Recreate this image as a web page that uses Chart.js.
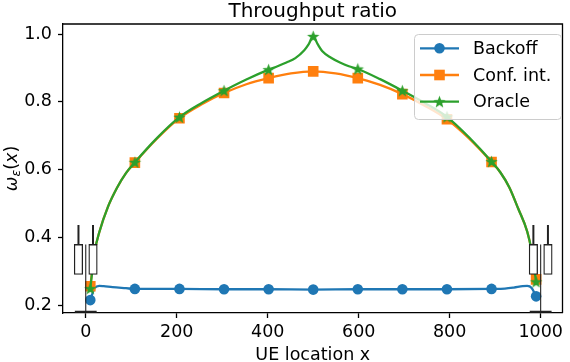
<!DOCTYPE html>
<html>
<head>
<meta charset="utf-8">
<script src="https://cdn.jsdelivr.net/npm/chart.js@4.4.1/dist/chart.umd.min.js"></script>
<style>
  html, body { margin: 0; padding: 0; background: #fff; }
</style>
</head>
<body>
<canvas id="chart" width="570" height="362"></canvas>
<script>
const titleText = 'Throughput ratio';
const xLabel = 'UE location x';
const seriesNames = ['Backoff', 'Conf. int.', 'Oracle'];
const xTicks = [0, 200, 400, 600, 800, 1000];
const yTicks = [0.2, 0.4, 0.6, 0.8, 1.0];
const markerX = [10, 108, 206, 304, 402, 500, 598, 696, 794, 892, 990];

const backoffX = [10, 19.8, 29.6, 39.4, 59, 88.4, 108, 206, 304, 402, 500, 598, 696, 794, 892, 921.4, 941, 960.6, 970.4, 980.2, 990];
const backoffY = [0.216, 0.252, 0.258, 0.257, 0.254, 0.251, 0.249, 0.249, 0.248, 0.248, 0.247, 0.248, 0.248, 0.248, 0.249, 0.250, 0.253, 0.257, 0.258, 0.252, 0.227];

const confX = [10, 19.8, 29.6, 49.2, 68.8, 88.4, 108, 157, 206, 255, 304, 353, 402, 451, 500, 549, 598, 647, 696, 745, 794, 843, 892, 911.6, 931.2, 950.8, 970.4, 980.2, 990];
const confY = [0.257, 0.36, 0.415, 0.492, 0.547, 0.590, 0.621, 0.692, 0.752, 0.793, 0.826, 0.852, 0.870, 0.884, 0.890, 0.884, 0.870, 0.850, 0.823, 0.789, 0.749, 0.692, 0.623, 0.592, 0.548, 0.485, 0.418, 0.36, 0.277];

const oracleX = [10, 19.8, 29.6, 49.2, 68.8, 88.4, 108, 157, 206, 255, 304, 353, 402, 421.6, 441.2, 460.8, 480.4, 490.2, 500, 509.8, 519.6, 539.2, 558.8, 578.4, 598, 647, 696, 745, 794, 843, 892, 911.6, 931.2, 950.8, 970.4, 980.2, 990];
const oracleY = [0.250, 0.36, 0.415, 0.492, 0.547, 0.590, 0.622, 0.694, 0.755, 0.797, 0.833, 0.866, 0.895, 0.905, 0.916, 0.929, 0.952, 0.970, 0.993, 0.970, 0.950, 0.930, 0.916, 0.905, 0.897, 0.867, 0.833, 0.797, 0.756, 0.695, 0.624, 0.592, 0.548, 0.485, 0.418, 0.36, 0.270];

// the little box plots at both ends
const boxX = [-16, 16, 984, 1016];
const boxLow = [0.2915, 0.2915, 0.2915, 0.2915];
const boxHigh = [0.380, 0.380, 0.380, 0.380];
const whiskerHigh = [0.437, 0.437, 0.437, 0.437];
const edgeX = [0, 1000];
const edgeTop = 0.380;
const edgeBottom = 0.172;
const capY = 0.182;
const capHalf = 24;

const colors = ['#1f77b4', '#ff7f0e', '#2ca02c'];
const FONT = '"DejaVu Sans", sans-serif';

function starImage(color, r) {
  const c = document.createElement('canvas');
  const s = Math.ceil(r * 2 + 2);
  c.width = s; c.height = s;
  const g = c.getContext('2d');
  g.translate(s / 2, s / 2 + 0.5);
  g.beginPath();
  for (let i = 0; i < 10; i++) {
    const rad = i % 2 ? r * 0.42 : r;
    const a = -Math.PI / 2 + i * Math.PI / 5;
    g.lineTo(rad * Math.cos(a), rad * Math.sin(a));
  }
  g.closePath();
  g.fillStyle = color;
  g.fill();
  return c;
}
const star = starImage(colors[2], 6.5);

const pts = (xs, ys) => xs.map((x, i) => ({ x, y: ys[i] }));
const markR = r => ctx => (ctx.raw && markerX.includes(ctx.raw.x)) ? r : 0;

function segs(list) {
  const out = [];
  list.forEach(s => { out.push(s[0], s[1], { x: s[1].x, y: null }); });
  return out;
}

const whiskers = segs(boxX.map((x, i) => [{ x, y: boxHigh[i] }, { x, y: whiskerHigh[i] }]));
const edges = segs(edgeX.map(x => [{ x, y: edgeTop }, { x, y: edgeBottom }]));
const caps = segs(edgeX.map(x => [{ x: x - capHalf, y: capY }, { x: x + capHalf, y: capY }]));

const lineBase = {
  type: 'line',
  borderWidth: 2.3,
  cubicInterpolationMode: 'monotone',
  pointBorderWidth: 0,
  fill: false
};

const decor = {
  id: 'decor',
  afterDraw(chart) {
    const { ctx, chartArea: a } = chart;
    ctx.save();
    // top / right spines
    ctx.strokeStyle = '#000';
    ctx.lineWidth = 1.3;
    ctx.beginPath();
    ctx.moveTo(a.left, a.top);
    ctx.lineTo(a.right, a.top);
    ctx.lineTo(a.right, a.bottom);
    ctx.stroke();

    ctx.fillStyle = '#000';
    ctx.textAlign = 'center';
    ctx.textBaseline = 'alphabetic';
    ctx.font = '20px ' + FONT;
    ctx.fillText(titleText, (a.left + a.right) / 2, 17);
    ctx.font = '17.5px ' + FONT;
    ctx.fillText(xLabel, (a.left + a.right) / 2, 360);

    // y label: omega_eps(x)
    ctx.save();
    ctx.translate(16.5, (a.top + a.bottom) / 2);
    ctx.rotate(-Math.PI / 2);
    ctx.textAlign = 'left';
    const parts = [
      { t: 'ω', f: 'italic 17.5px ' + FONT, dy: 0 },
      { t: 'ε', f: 'italic 12.5px ' + FONT, dy: 3.5 },
      { t: '(', f: '17.5px ' + FONT, dy: 0 },
      { t: 'x', f: 'italic 17.5px ' + FONT, dy: 0 },
      { t: ')', f: '17.5px ' + FONT, dy: 0 }
    ];
    let w = 0;
    parts.forEach(p => { ctx.font = p.f; p.w = ctx.measureText(p.t).width; w += p.w; });
    let x = -w / 2;
    parts.forEach(p => { ctx.font = p.f; ctx.fillText(p.t, x, p.dy); x += p.w; });
    ctx.restore();

    // legend
    const L = 414, T = 34, W = 147, H = 85;
    ctx.beginPath();
    ctx.roundRect(L + 0.5, T + 0.5, W, H, 4);
    ctx.fillStyle = 'rgba(255,255,255,0.8)';
    ctx.fill();
    ctx.strokeStyle = '#cccccc';
    ctx.lineWidth = 1;
    ctx.stroke();
    const rows = [48.3, 75, 101.7];
    rows.forEach((y, i) => {
      ctx.strokeStyle = colors[i];
      ctx.lineWidth = 2.3;
      ctx.beginPath();
      ctx.moveTo(420, y);
      ctx.lineTo(459, y);
      ctx.stroke();
      ctx.fillStyle = colors[i];
      if (i === 0) {
        ctx.beginPath(); ctx.arc(439.5, y, 5.3, 0, Math.PI * 2); ctx.fill();
      } else if (i === 1) {
        ctx.fillRect(439.5 - 5.3, y - 5.3, 10.6, 10.6);
      } else {
        ctx.drawImage(star, 439.5 - star.width / 2, y - star.height / 2);
      }
      ctx.fillStyle = '#000';
      ctx.font = '17.5px ' + FONT;
      ctx.textAlign = 'left';
      ctx.textBaseline = 'middle';
      ctx.fillText(seriesNames[i], 473, y + 1);
    });
    ctx.restore();
  }
};

new Chart(document.getElementById('chart'), {
  type: 'line',
  data: {
    datasets: [
      { ...lineBase, label: seriesNames[0], data: pts(backoffX, backoffY), borderColor: colors[0], backgroundColor: colors[0],
        pointStyle: 'circle', pointRadius: markR(5.3), order: 3 },
      { ...lineBase, label: seriesNames[1], data: pts(confX, confY), borderColor: colors[1], backgroundColor: colors[1],
        pointStyle: 'rect', pointRadius: markR(7.5), order: 2 },
      { ...lineBase, label: seriesNames[2], data: pts(oracleX, oracleY), borderColor: colors[2], backgroundColor: colors[2],
        pointStyle: star, pointRadius: markR(6), order: 1 },
      { type: 'bar', label: 'box', data: boxX.map((x, i) => ({ x, y: [boxLow[i], boxHigh[i]] })),
        backgroundColor: '#fff', borderColor: '#222', borderWidth: 1.3, borderSkipped: false,
        barThickness: 8.5, order: 0 },
      { type: 'line', label: 'whisker', data: whiskers, borderColor: '#222', borderWidth: 2, pointRadius: 0, spanGaps: false, order: 0 },
      { type: 'line', label: 'edge', data: edges, borderColor: '#222', borderWidth: 1.1, pointRadius: 0, spanGaps: false, order: 0 },
      { type: 'line', label: 'cap', data: caps, borderColor: '#222', borderWidth: 2, pointRadius: 0, spanGaps: false, order: 0 }
    ]
  },
  options: {
    responsive: false,
    animation: false,
    devicePixelRatio: 1,
    events: [],
    layout: { padding: { left: 0, right: 1, top: 24, bottom: 0 } },
    plugins: { legend: { display: false }, title: { display: false }, tooltip: { enabled: false } },
    scales: {
      x: {
        type: 'linear', min: -50, max: 1048, offset: false,
        grid: { drawOnChartArea: false, drawTicks: true, tickLength: 5, tickColor: '#000', tickWidth: 1.3, offset: false },
        border: { display: true, color: '#000', width: 1.3 },
        ticks: { color: '#000', padding: 4, font: { family: FONT, size: 17.5 }, maxRotation: 0, callback: v => String(v) },
        afterBuildTicks: s => { s.ticks = xTicks.map(v => ({ value: v })); },
        afterFit: s => { s.height = 49; }
      },
      y: {
        type: 'linear', min: 0.178, max: 1.0295,
        grid: { drawOnChartArea: false, drawTicks: true, tickLength: 5, tickColor: '#000', tickWidth: 1.3 },
        border: { display: true, color: '#000', width: 1.3 },
        ticks: { color: '#000', padding: 6, font: { family: FONT, size: 17.5 }, callback: v => v.toFixed(1) },
        afterBuildTicks: s => { s.ticks = yTicks.map(v => ({ value: v })); },
        afterFit: s => { s.width = 63; }
      }
    }
  },
  plugins: [decor]
});
</script>
</body>
</html>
-----
Without any pictures, reproduce the lines from the first one in the material through the line that has "0.418, 0.36, 0.277];", exactly as they appear.

Recreate this image as a web page that uses Chart.js.
<!DOCTYPE html>
<html>
<head>
<meta charset="utf-8">
<script src="https://cdn.jsdelivr.net/npm/chart.js@4.4.1/dist/chart.umd.min.js"></script>
<style>
  html, body { margin: 0; padding: 0; background: #fff; }
</style>
</head>
<body>
<canvas id="chart" width="570" height="362"></canvas>
<script>
const titleText = 'Throughput ratio';
const xLabel = 'UE location x';
const seriesNames = ['Backoff', 'Conf. int.', 'Oracle'];
const xTicks = [0, 200, 400, 600, 800, 1000];
const yTicks = [0.2, 0.4, 0.6, 0.8, 1.0];
const markerX = [10, 108, 206, 304, 402, 500, 598, 696, 794, 892, 990];

const backoffX = [10, 19.8, 29.6, 39.4, 59, 88.4, 108, 206, 304, 402, 500, 598, 696, 794, 892, 921.4, 941, 960.6, 970.4, 980.2, 990];
const backoffY = [0.216, 0.252, 0.258, 0.257, 0.254, 0.251, 0.249, 0.249, 0.248, 0.248, 0.247, 0.248, 0.248, 0.248, 0.249, 0.250, 0.253, 0.257, 0.258, 0.252, 0.227];

const confX = [10, 19.8, 29.6, 49.2, 68.8, 88.4, 108, 157, 206, 255, 304, 353, 402, 451, 500, 549, 598, 647, 696, 745, 794, 843, 892, 911.6, 931.2, 950.8, 970.4, 980.2, 990];
const confY = [0.257, 0.36, 0.415, 0.492, 0.547, 0.590, 0.621, 0.692, 0.752, 0.793, 0.826, 0.852, 0.870, 0.884, 0.890, 0.884, 0.870, 0.850, 0.823, 0.789, 0.749, 0.692, 0.623, 0.592, 0.548, 0.485, 0.418, 0.36, 0.277];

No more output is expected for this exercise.